Offshore wind infrastructure also raises a wider issue. I want to make it absolutely clear that I am in favour of offshore wind energy. However, I am not in favour of private companies just gobbling up our marine resources in order to make a profit for themselves when they are not even required to sell the electricity they may generate to this country and where there is no proper marine spatial planning. We have county development plans on land where democratically, one of the few powers local representatives have is to decide what goes where. They decide whether particular places are suitable for housing, agriculture and recreational amenities.

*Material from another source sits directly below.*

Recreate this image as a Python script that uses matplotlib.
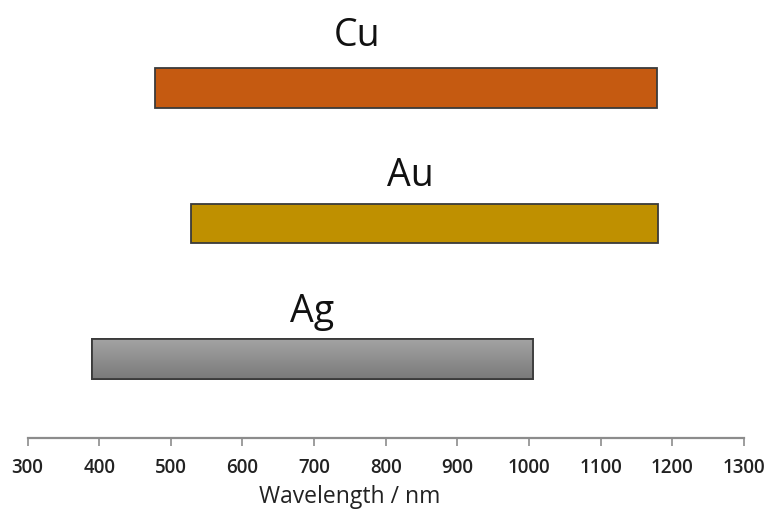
import matplotlib
matplotlib.use("Agg")
import matplotlib.pyplot as plt
import numpy as np
from matplotlib.colors import LinearSegmentedColormap

# ---- data ----
metals = ["Ag", "Au", "Cu"]
start_nm = [390, 528, 478]
end_nm = [1006, 1180, 1178]
bar_colors = ["#8E8E8E", "#BF9000", "#C55A11"]
tick_values = [300, 400, 500, 600, 700, 800, 900, 1000, 1100, 1200, 1300]
x_label = "Wavelength / nm"

plt.rcParams['font.family'] = ['Open Sans', 'DejaVu Sans']

fig = plt.figure(figsize=(7.64, 5.12), dpi=100)
ax = fig.add_axes([27.5 / 764, (512 - 438) / 512, 716.5 / 764, 438 / 512])

ypos = np.arange(len(metals))
widths = [e - s for s, e in zip(start_nm, end_nm)]
bars = ax.barh(ypos, widths, left=start_nm, height=0.29, color=bar_colors,
               edgecolor="#3A3A3A", linewidth=1.3, zorder=3)

# gradient for silver bar
ag = bars[0]
grad = np.linspace(0, 1, 100).reshape(-1, 1)
cmap = LinearSegmentedColormap.from_list("ag", ["#7A7A7A", "#A3A3A3"])
x0, y0 = ag.get_x(), ag.get_y()
im = ax.imshow(grad, cmap=cmap, aspect="auto", origin="lower",
               extent=[x0, x0 + ag.get_width(), y0, y0 + ag.get_height()], zorder=3.5)
im.set_clip_path(ag)
ax.barh([ypos[0]], [widths[0]], left=[start_nm[0]], height=0.29, color="none",
        edgecolor="#3A3A3A", linewidth=1.3, zorder=4)

label_x = [697, 834, 760]
label_dy = [0.273, 0.28, 0.31]
for i, name in enumerate(metals):
    ax.text(label_x[i], ypos[i] + label_dy[i], name, ha="center", va="baseline",
            fontsize=27, color="#111111", zorder=5)

ax.set_xlim(300, 1300)
ax.set_ylim(-0.583, 2.649)
ax.set_xticks(tick_values)
ax.set_xticklabels([str(v) for v in tick_values])
ax.tick_params(axis="x", direction="out", length=6, width=1.2, color="#8C8C8C",
               pad=8.5, labelsize=13.5, labelcolor="#222222")
for lab in ax.get_xticklabels():
    lab.set_fontweight("semibold")
ax.set_yticks([])
for s in ["top", "right", "left"]:
    ax.spines[s].set_visible(False)
ax.spines["bottom"].set_color("#8C8C8C")
ax.spines["bottom"].set_linewidth(1.6)

fig.text(350 / 764, 1 - 497 / 512, x_label, ha="center", va="center",
         fontsize=16.5, color="#222222")

fig.savefig("out.png", dpi=100)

That is not what happens out in the sea. When it comes to parcelling up areas of the marine; the private companies decide where they want to put the infrastructure and the Government effectively dances to their tune. That cannot continue. We do not want to end up with a marine version of the wild west approach we had to housing. We do not want to have that approach, which led to the madness of the property boom and bust, in respect of offshore infrastructure. These profit-driven people, if not reined in, are more than capable of doing in the area of offshore climate-related infrastructure the same damage they did in terms of housing boom and bust and the desperate consequences that followed. I do not believe any part of the marine environment should be privatised but what is happening is, in effect, the privatisation of the marine environment with potentially devastating consequences from an environmental, biodiversity and marine biology point of view, as well as having an impact on groups such as fishermen and their livelihoods, industry and so on. We need proper regulation, best practice in terms of the development of these infrastructures and real engagement with people and communities who will be impacted by the development of these infrastructures. If we do not do that, we will discredit the climate agenda, which is such an urgent agenda to be delivered. It is critical that we develop the infrastructure to deal with the existential threat of climate change but that agenda will be damaged in a very serious way and its credibility undermined if it is not driven to a large extent by the needs, wishes and views of the communities and working people on whom this agenda is likely to impact.
I appeal to the Minister of State, Deputy Ossian Smyth, to pass on to his ministerial colleagues the need for this company to properly engage with the fishermen in regard to the Codling Bank.